Stated task: Leave out all pictures. Return exactly the lines from the top of the material through the line containing "0.64e-5, 0.97e-5, 0];".
━━━━━━━━
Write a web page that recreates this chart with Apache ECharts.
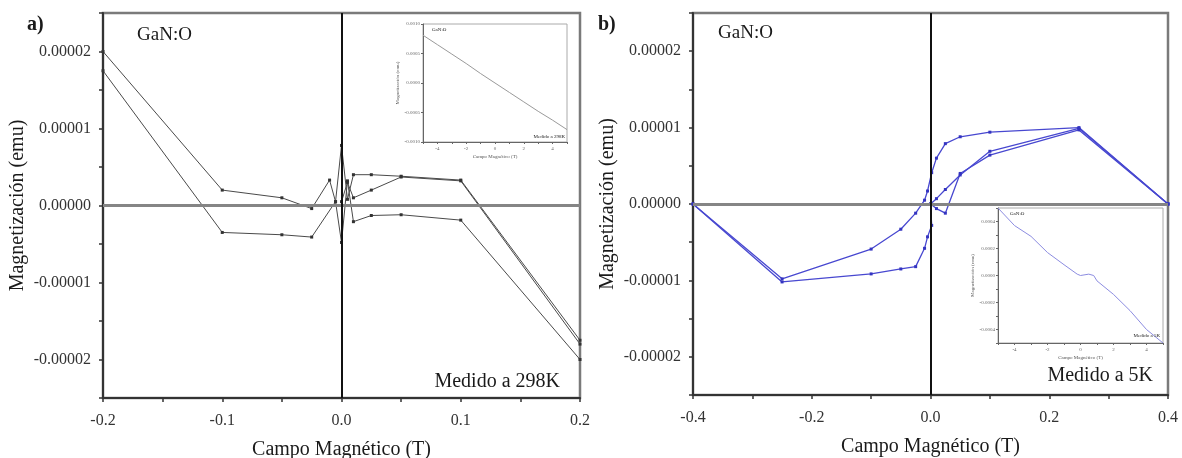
<!DOCTYPE html>
<html><head><meta charset="utf-8">
<script src="https://cdn.jsdelivr.net/npm/echarts@6/dist/echarts.min.js"></script>
<style>html,body{margin:0;padding:0;background:#fff}#c{width:1182px;height:458px}</style>
</head><body><div id="c"></div>
<script>
// ---------- Panel a: GaN:O measured at 298 K (field T, magnetization emu) ----------
const fieldA1 = [-0.2, -0.1, -0.05, -0.025, -0.01, -0.005, 0, 0.005, 0.01, 0.025, 0.05, 0.1, 0.2];
const magA1   = [2.0e-5, 0.2e-5, 0.1e-5, -0.04e-5, 0.33e-5, 0.05e-5, 0.78e-5, 0.08e-5, 0.40e-5, 0.40e-5, 0.38e-5, 0.33e-5, -1.75e-5];
const fieldA2 = [-0.2, -0.1, -0.05, -0.025, -0.005, 0, 0.005, 0.01, 0.025, 0.05, 0.1, 0.2];
const magA2   = [1.75e-5, -0.35e-5, -0.38e-5, -0.41e-5, 0.05e-5, -0.48e-5, 0.32e-5, -0.21e-5, -0.13e-5, -0.12e-5, -0.19e-5, -2.0e-5];
const fieldA3 = [0, 0.005, 0.01, 0.025, 0.05, 0.1, 0.2];
const magA3   = [0.05e-5, 0.3e-5, 0.1e-5, 0.2e-5, 0.37e-5, 0.32e-5, -1.8e-5];

// ---------- Panel b: GaN:O measured at 5 K ----------
const fieldB1 = [0, 0.01, 0.025, 0.05, 0.1, 0.25, 0.4];
const magB1   = [0, 0.07e-5, 0.19e-5, 0.38e-5, 0.69e-5, 0.99e-5, 0];
const fieldB2 = [0.4, 0.25, 0.1, 0.05, 0.025, 0.01, 0.002, -0.005, -0.01, -0.025, -0.05, -0.1, -0.25, -0.4];
const magB2   = [0, 1.0e-5, 0.94e-5, 0.88e-5, 0.79e-5, 0.6e-5, 0.41e-5, 0.17e-5, 0.05e-5, -0.12e-5, -0.33e-5, -0.59e-5, -0.98e-5, 0];
const fieldB3 = [-0.4, -0.25, -0.1, -0.05, -0.025, -0.01, -0.005, 0.002, 0, 0.01, 0.025, 0.05, 0.1, 0.25, 0.4];
const magB3   = [0, -1.02e-5, -0.915e-5, -0.85e-5, -0.82e-5, -0.58e-5, -0.43e-5, -0.28e-5, 0, -0.06e-5, -0.12e-5, 0.40e-5, 0.64e-5, 0.97e-5, 0];

// ---------- Insets (wide field range) ----------
const insetFieldA = [-5, -4, -3, -2, -1, 0, 1, 2, 3, 4, 5];
const insetMagA   = [0.00081, 0.00065, 0.00049, 0.00033, 0.00016, 0, -0.00016, -0.00032, -0.00048, -0.00063, -0.00079];
const insetFieldB = [-5, -4, -3, -2, -1, -0.2, 0, 0.5, 0.8, 1, 2, 3, 4, 5];
const insetMagB   = [0.0005, 0.00037, 0.00029, 0.00017, 0.00008, 0.00001, 0, 0.00001, 0, -0.00004, -0.00014, -0.00026, -0.0004, -0.0005];

// tick label sets
const yLabelStep = 0.00001;
const xLabelStepA = 0.1;
const xLabelStepB = 0.2;

const zip = (xs, ys) => xs.map((x, i) => [x, ys[i]]);
const FONT = 'Liberation Serif, Times New Roman, serif';
const isMult = (v, s) => Math.abs(Math.round(v / s) * s - v) < s * 1e-6;

function mainX(gi, min, max, interval, step, gap) {
  return {
    type: 'value', gridIndex: gi, min, max, interval,
    name: 'Campo Magnético (T)', nameLocation: 'middle', nameGap: gap,
    nameTextStyle: { fontFamily: FONT, fontSize: 20, color: '#1a1a1a' },
    axisLine: { show: true, onZero: false, lineStyle: { color: '#333', width: 2 } },
    axisTick: { show: true, inside: false, length: 4, lineStyle: { color: '#333', width: 1.5 } },
    axisLabel: { fontFamily: FONT, fontSize: 16, color: '#333', margin: 15,
      formatter: v => isMult(v, step) ? (Math.round(v / step) * step).toFixed(1) : '' },
    splitLine: { show: false }
  };
}
function mainY(gi) {
  return {
    type: 'value', gridIndex: gi, min: -0.000025, max: 0.000025, interval: 0.000005,
    name: 'Magnetización (emu)', nameLocation: 'middle', nameGap: 75,
    nameTextStyle: { fontFamily: FONT, fontSize: 20, color: '#1a1a1a' },
    axisLine: { show: true, onZero: false, lineStyle: { color: '#333', width: 2 } },
    axisTick: { show: true, inside: false, length: 4, lineStyle: { color: '#333', width: 1.5 } },
    axisLabel: { fontFamily: FONT, fontSize: 16, color: '#333', margin: 12,
      formatter: v => isMult(v, yLabelStep) ? (Math.round(v / yLabelStep) * yLabelStep).toFixed(5) : '' },
    splitLine: { show: false }
  };
}
function insetX(gi) {
  return {
    type: 'value', gridIndex: gi, min: -5, max: 5, interval: 1,
    name: 'Campo Magnético (T)', nameLocation: 'middle', nameGap: 12,
    nameTextStyle: { fontFamily: FONT, fontSize: 5, color: '#555' },
    axisLine: { show: true, onZero: false, lineStyle: { color: '#666', width: 1 } },
    axisTick: { show: true, inside: false, length: 2, lineStyle: { color: '#666' } },
    axisLabel: { fontFamily: FONT, fontSize: 5, color: '#666', margin: 4,
      formatter: v => isMult(v, 2) ? String(Math.round(v)) : '' },
    splitLine: { show: false }
  };
}
function insetY(gi, min, max, interval, step, gap) {
  return {
    type: 'value', gridIndex: gi, min, max, interval,
    name: 'Magnetización (emu)', nameLocation: 'middle', nameGap: gap,
    nameTextStyle: { fontFamily: FONT, fontSize: 5, color: '#555' },
    axisLine: { show: true, onZero: false, lineStyle: { color: '#666', width: 1 } },
    axisTick: { show: true, inside: false, length: 2, lineStyle: { color: '#666' } },
    axisLabel: { fontFamily: FONT, fontSize: 5, color: '#666', margin: 3,
      formatter: v => isMult(v, step) ? (Math.round(v / step) * step).toFixed(4) : '' },
    splitLine: { show: false }
  };
}

const zeroLines = {
  silent: true, symbol: 'none', label: { show: false }, animation: false,
  data: [
    { yAxis: 0, lineStyle: { color: '#858585', width: 3, type: 'solid' } },
    { xAxis: 0, lineStyle: { color: '#111', width: 2, type: 'solid' } }
  ]
};

const blackLine = (d, extra) => Object.assign({
  type: 'line', xAxisIndex: 0, yAxisIndex: 0, data: d, symbol: 'rect', symbolSize: 3,
  lineStyle: { color: '#4a4a4a', width: 1 }, itemStyle: { color: '#333' }, animation: false, z: 3
}, extra || {});
const blueLine = (d, extra) => Object.assign({
  type: 'line', xAxisIndex: 1, yAxisIndex: 1, data: d, symbol: 'rect', symbolSize: 3,
  lineStyle: { color: '#4848d0', width: 1.3 }, itemStyle: { color: '#3434c0' }, animation: false, z: 3
}, extra || {});

const txt = (x, y, text, size, opts) => ({
  type: 'text', x, y, z: 100,
  style: Object.assign({ text, font: (opts && opts.bold ? 'bold ' : '') + size + 'px ' + FONT,
    fill: '#1a1a1a', textAlign: (opts && opts.align) || 'left', textVerticalAlign: 'middle' }, (opts && opts.style) || {})
});

const gridBase = { show: true, containLabel: false, outerBoundsMode: 'none' };

const chart = echarts.init(document.getElementById('c'), null, { renderer: 'canvas' });
chart.setOption({
  backgroundColor: '#fff',
  animation: false,
  grid: [
    Object.assign({ left: 103, top: 13, width: 477, height: 385, borderColor: '#7a7a7a', borderWidth: 2.5, backgroundColor: 'transparent' }, gridBase),
    Object.assign({ left: 693, top: 13, width: 475, height: 382, borderColor: '#7a7a7a', borderWidth: 2.5, backgroundColor: 'transparent' }, gridBase),
    Object.assign({ left: 423, top: 24, width: 144, height: 118, borderColor: '#aaa', borderWidth: 1, backgroundColor: '#fff', z: 5 }, gridBase),
    Object.assign({ left: 998, top: 208, width: 165, height: 135, borderColor: '#aaa', borderWidth: 1, backgroundColor: '#fff', z: 5 }, gridBase)
  ],
  xAxis: [
    mainX(0, -0.2, 0.2, 0.05, xLabelStepA, 42),
    mainX(1, -0.4, 0.4, 0.1, xLabelStepB, 42),
    Object.assign(insetX(2), { z: 6 }),
    Object.assign(insetX(3), { z: 6 })
  ],
  yAxis: [
    mainY(0),
    mainY(1),
    Object.assign(insetY(2, -0.001, 0.001, 0.0005, 0.0005, 19), { z: 6 }),
    Object.assign(insetY(3, -0.0005, 0.0005, 0.0001, 0.0002, 22), { z: 6 })
  ],
  series: [
    blackLine(zip(fieldA1, magA1), { markLine: zeroLines }),
    blackLine(zip(fieldA2, magA2)),
    blackLine(zip(fieldA3, magA3)),
    blueLine(zip(fieldB1, magB1), { markLine: zeroLines }),
    blueLine(zip(fieldB2, magB2)),
    blueLine(zip(fieldB3, magB3)),
    { type: 'line', xAxisIndex: 2, yAxisIndex: 2, data: zip(insetFieldA, insetMagA), showSymbol: false,
      lineStyle: { color: '#9a9a9a', width: 1 }, z: 7, animation: false },
    { type: 'line', xAxisIndex: 3, yAxisIndex: 3, data: zip(insetFieldB, insetMagB), showSymbol: false,
      lineStyle: { color: '#8c8ce0', width: 1 }, z: 7, animation: false }
  ],
  graphic: [
    txt(27, 25, 'a)', 20, { bold: true }),
    txt(598, 25, 'b)', 20, { bold: true }),
    txt(137, 35, 'GaN:O', 19),
    txt(718, 33, 'GaN:O', 19),
    txt(560, 382, 'Medido a 298K', 20, { align: 'right' }),
    txt(1153, 376, 'Medido a 5K', 20, { align: 'right' }),
    txt(432, 30, 'GaN:O', 5),
    txt(565, 137, 'Medido a 298K', 5, { align: 'right' }),
    txt(1010, 214, 'GaN:O', 5),
    txt(1160, 336, 'Medido a 5K', 5, { align: 'right' })
  ]
});
</script>
</body></html>
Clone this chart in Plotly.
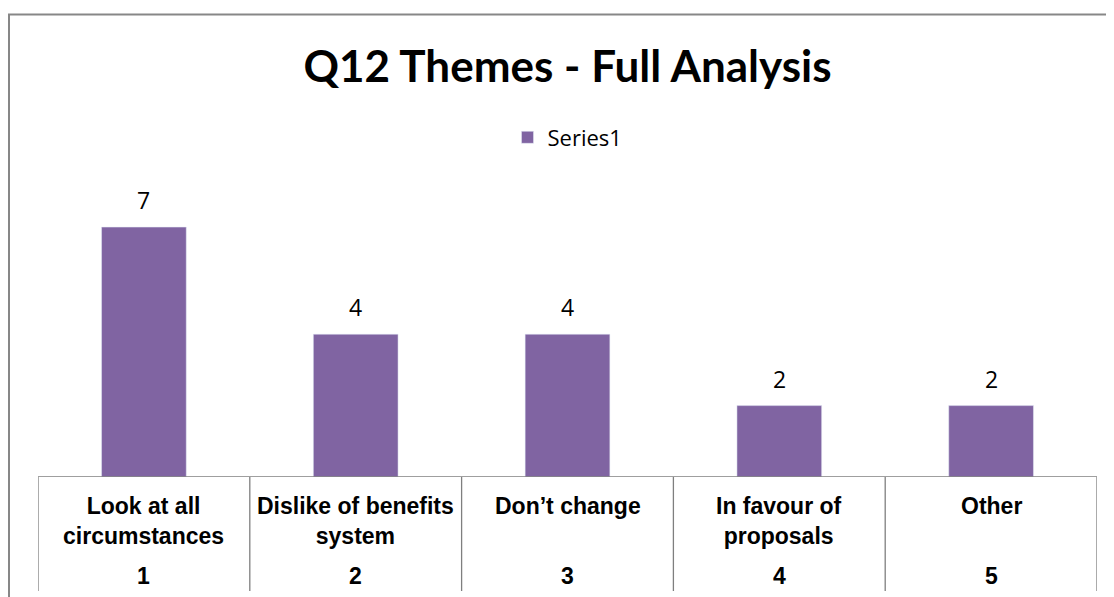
━━━━━━━━
Solved problem:
Write a web page that recreates this chart with Apache ECharts.
<!DOCTYPE html>
<html><head><meta charset="utf-8">
<script src="https://cdn.jsdelivr.net/npm/echarts@6/dist/echarts.min.js"></script>
<style>html,body{margin:0;padding:0;background:#fff}#c{width:1182px;height:458px}</style>
</head><body><div id="c"></div>
<script>
// ---------- Panel a: GaN:O measured at 298 K (field T, magnetization emu) ----------
const fieldA1 = [-0.2, -0.1, -0.05, -0.025, -0.01, -0.005, 0, 0.005, 0.01, 0.025, 0.05, 0.1, 0.2];
const magA1   = [2.0e-5, 0.2e-5, 0.1e-5, -0.04e-5, 0.33e-5, 0.05e-5, 0.78e-5, 0.08e-5, 0.40e-5, 0.40e-5, 0.38e-5, 0.33e-5, -1.75e-5];
const fieldA2 = [-0.2, -0.1, -0.05, -0.025, -0.005, 0, 0.005, 0.01, 0.025, 0.05, 0.1, 0.2];
const magA2   = [1.75e-5, -0.35e-5, -0.38e-5, -0.41e-5, 0.05e-5, -0.48e-5, 0.32e-5, -0.21e-5, -0.13e-5, -0.12e-5, -0.19e-5, -2.0e-5];
const fieldA3 = [0, 0.005, 0.01, 0.025, 0.05, 0.1, 0.2];
const magA3   = [0.05e-5, 0.3e-5, 0.1e-5, 0.2e-5, 0.37e-5, 0.32e-5, -1.8e-5];

// ---------- Panel b: GaN:O measured at 5 K ----------
const fieldB1 = [0, 0.01, 0.025, 0.05, 0.1, 0.25, 0.4];
const magB1   = [0, 0.07e-5, 0.19e-5, 0.38e-5, 0.69e-5, 0.99e-5, 0];
const fieldB2 = [0.4, 0.25, 0.1, 0.05, 0.025, 0.01, 0.002, -0.005, -0.01, -0.025, -0.05, -0.1, -0.25, -0.4];
const magB2   = [0, 1.0e-5, 0.94e-5, 0.88e-5, 0.79e-5, 0.6e-5, 0.41e-5, 0.17e-5, 0.05e-5, -0.12e-5, -0.33e-5, -0.59e-5, -0.98e-5, 0];
const fieldB3 = [-0.4, -0.25, -0.1, -0.05, -0.025, -0.01, -0.005, 0.002, 0, 0.01, 0.025, 0.05, 0.1, 0.25, 0.4];
const magB3   = [0, -1.02e-5, -0.915e-5, -0.85e-5, -0.82e-5, -0.58e-5, -0.43e-5, -0.28e-5, 0, -0.06e-5, -0.12e-5, 0.40e-5, 0.64e-5, 0.97e-5, 0];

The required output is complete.